By 1978 not only had the major building work been completed, but there was a urgency to provide something for the Duke of Gloucester to do when his impending visit to the Island took place and that part of the project bearing his name was rushed into completion.

The question of access was frequently claimed to be a reason for moderate attendances. . The Pier Road Car park access was not well designed but coped with vehicular users very well though they were not given sufficient priority over other road users. The Snow Hill cable car was a gimmick with short-lived popularity and high maintenance. It should always have been a fine glass-enclosed escalator sweeping from somewhere in Snow Hill/Mulcaster Street to the other main entrance point but no one thought of that at the time and in any case the cost would have terrified the States.

I see no reason for other than upgrading and expanding the current uses of the Fort. Many of the users are more than content with the facililties and there are, I suspect, a number of other activities which could be introduced once the permanent nature of the Fort's purpose has been sanctified by the States as Jersey's Sports and Leisure Centre.

It has become clear that the existing Swimming Pool will have to go.

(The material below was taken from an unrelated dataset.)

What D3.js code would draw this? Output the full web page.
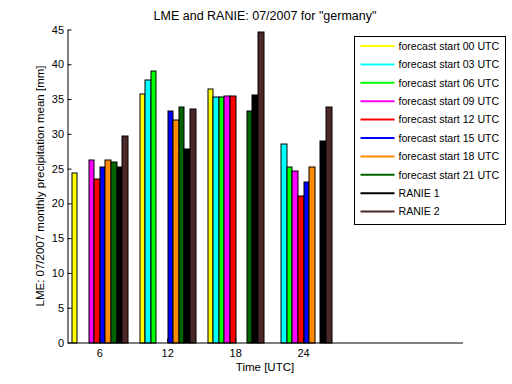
<!DOCTYPE html>
<html>
<head>
<meta charset="utf-8">
<script src="https://cdn.jsdelivr.net/npm/d3@7"></script>
<style>
    body { margin: 0; background: #fff; }
    text { font-family: "Liberation Sans", Arial, sans-serif; fill: #000; }
</style>
</head>
<body>
<div id="chart"></div>
<script>

/* chart values */
var hours = [6, 12, 18, 24];
var seriesNames = ["forecast start 00 UTC", "forecast start 03 UTC", "forecast start 06 UTC",
    "forecast start 09 UTC", "forecast start 12 UTC", "forecast start 15 UTC",
    "forecast start 18 UTC", "forecast start 21 UTC", "RANIE 1", "RANIE 2"];
var seriesColors = ["#ffff00", "#00ffff", "#00ff00", "#ff00ff", "#ff0000",
    "#0000ff", "#ff8c00", "#006400", "#000000", "#4d2828"];

var fc00 = [24.4, 35.8, 36.5, NaN];
var fc03 = [NaN, 37.8, 35.35, 28.6];
var fc06 = [NaN, 39.1, 35.35, 25.3];
var fc09 = [26.3, NaN, 35.5, 24.7];
var fc12 = [23.55, NaN, 35.5, 21.15];
var fc15 = [25.3, 33.3, NaN, 23.2];
var fc18 = [26.3, 32.1, NaN, 25.3];
var fc21 = [26.0, 33.9, 33.4, NaN];
var ranie1 = [25.3, 27.9, 35.7, 29.1];
var ranie2 = [29.7, 33.6, 44.7, 33.9];
var seriesValues = [fc00, fc03, fc06, fc09, fc12, fc15, fc18, fc21, ranie1, ranie2];

var yTicks = [0, 5, 10, 15, 20, 25, 30, 35, 40, 45];

render();

function render() {

    var w = 512, h = 384;
    var margin = {top: 29.5, right: 49.5, bottom: 41.5, left: 67.5},
        width = w - margin.left - margin.right,
        height = h - margin.top - margin.bottom;

    var svg = d3.select("#chart").append("svg")
        .attr("width", w)
        .attr("height", h);

    var g = svg.append("g")
        .attr("transform", "translate(" + margin.left + "," + margin.top + ")");

    var x = d3.scaleLinear().domain([3.2, 38.07]).range([0, width]);
    var y = d3.scaleLinear().domain([0, 45]).range([height, 0]);

    // bars inside one group, offsets in data units
    var groupWidth = 4.94;
    var inner = d3.scaleBand()
        .domain(d3.range(seriesNames.length))
        .range([-groupWidth / 2, groupWidth / 2]);

    var bars = [];
    seriesValues.forEach(function (vals, s) {
        vals.forEach(function (v, i) {
            if (!isNaN(v)) bars.push({s: s, hour: hours[i], value: v});
        });
    });

    g.selectAll(".bar")
        .data(bars)
        .enter().append("rect")
        .attr("class", "bar")
        .attr("x", function (d) {
            return Math.round(x(d.hour + inner(d.s))) + 0.5;
        })
        .attr("y", function (d) {
            return Math.round(y(d.value)) + 0.5;
        })
        .attr("width", function (d) {
            return Math.round(x(d.hour + inner(d.s) + inner.bandwidth())) - Math.round(x(d.hour + inner(d.s)));
        })
        .attr("height", function (d) {
            return Math.round(height) - Math.round(y(d.value));
        })
        .style("fill", function (d) {
            return seriesColors[d.s];
        })
        .style("stroke", "#000")
        .style("stroke-width", 1);

    // axes, ticks inward
    var yAxis = d3.axisLeft(y).tickValues(yTicks).tickSizeInner(-4).tickSizeOuter(0).tickPadding(10);
    var xAxis = d3.axisBottom(x).tickValues(hours).tickSizeInner(-4).tickSizeOuter(0).tickPadding(10);

    var ya = g.append("g").call(yAxis);
    var xa = g.append("g").attr("transform", "translate(0," + height + ")").call(xAxis);

    [ya, xa].forEach(function (a) {
        a.select(".domain").attr("stroke", "#000");
        a.selectAll("line").attr("stroke", "#000");
        a.selectAll("text").style("font-size", "11px")
            .style("font-family", "'Liberation Sans', Arial, sans-serif");
    });
    ya.selectAll(".tick text").attr("dx", "0.6em");
    xa.selectAll(".tick text").attr("dy", "0.4em");

    svg.append("text")
        .attr("x", margin.left + width / 2)
        .attr("y", 20)
        .attr("text-anchor", "middle")
        .style("font-size", "12.5px")
        .text("LME and RANIE: 07/2007 for \"germany\"");

    svg.append("text")
        .attr("x", margin.left + width / 2)
        .attr("y", 371)
        .attr("text-anchor", "middle")
        .style("font-size", "11.5px")
        .text("Time [UTC]");

    svg.append("text")
        .attr("transform", "translate(44," + (margin.top + height / 2) + ") rotate(-90)")
        .attr("text-anchor", "middle")
        .style("font-size", "11.5px")
        .text("LME: 07/2007 monthly precipitation mean [mm]");

    /* legend */
    var legend = svg.append("g").attr("transform", "translate(354.5,36.5)");

    legend.append("rect")
        .attr("width", 151)
        .attr("height", 188)
        .style("fill", "#fff")
        .style("stroke", "#000");

    var item = legend.selectAll(".item")
        .data(seriesNames)
        .enter().append("g")
        .attr("class", "item")
        .attr("transform", function (d, i) {
            return "translate(0," + (9.5 + i * 18.4) + ")";
        });

    item.append("line")
        .attr("x1", 6)
        .attr("x2", 40)
        .style("stroke", function (d, i) {
            return seriesColors[i];
        })
        .style("stroke-width", 2);

    item.append("text")
        .attr("x", 44)
        .attr("dy", "0.35em")
        .style("font-size", "10.6px")
        .text(function (d) {
            return d;
        });
}

</script>
</body>
</html>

Its condition is far beyond redemption and is the exemplar of neglect on a massive scale. It must, unfortunately, be demolished.

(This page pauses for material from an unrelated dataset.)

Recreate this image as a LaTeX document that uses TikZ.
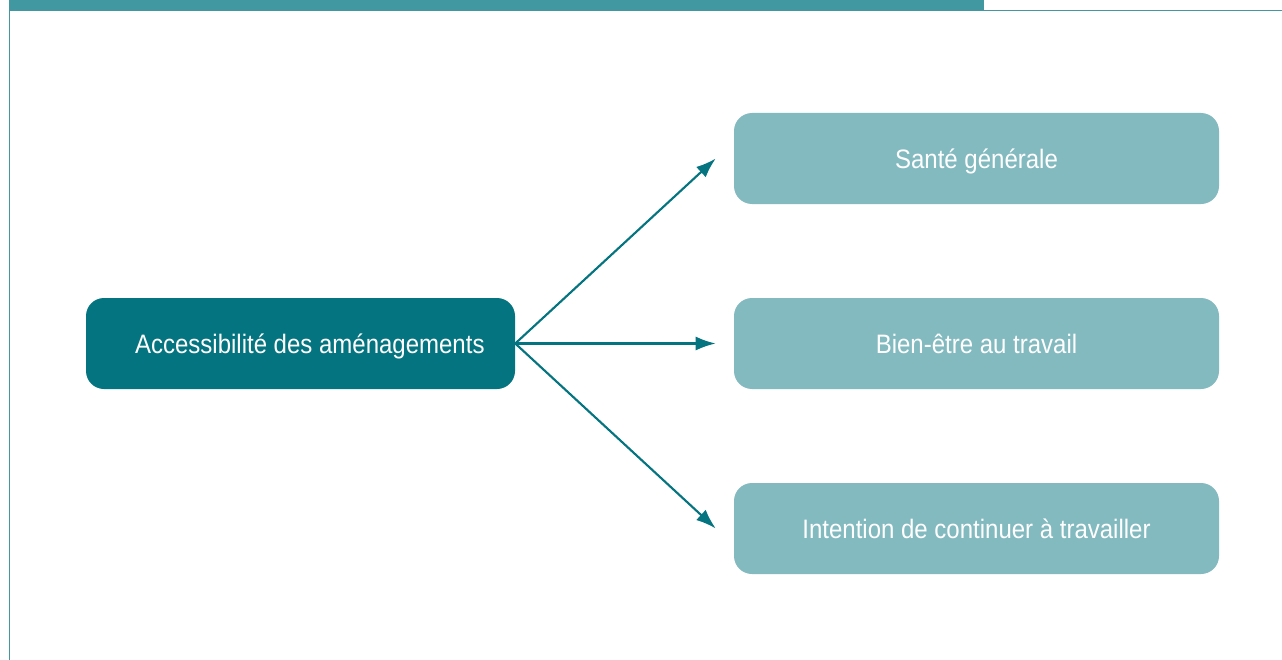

The States will then have the most valuable development site in their wildest dreams, family silver of unimaginable value. It must not part with it until there is absolute certainty about its future contribution to the Island. A multistar hotel is the obvious first choice and it could have wonderful catering, entertaining and leisure amenities; it might provide the art gallery some of us want very much; it might incorporate the genuine concert hall which the Gloucester and the Queen's Hall s don't really provide.

The possibilities are infinite and the site value so high that inclusion of eminently desirable social amenities such as I have mentioned ought to be well within the scope of a front-rank developer likely to seize this opportunity to develop an iconic and profitable building. Surely this is an otherwise unrealizable goal for our Economic Development Ministry to dream about.

I submit these comments to your Scrutiny Panel and I have also copied them to Alan Maclean and James Reed whose interests are, I suspect not far from the Fort's future!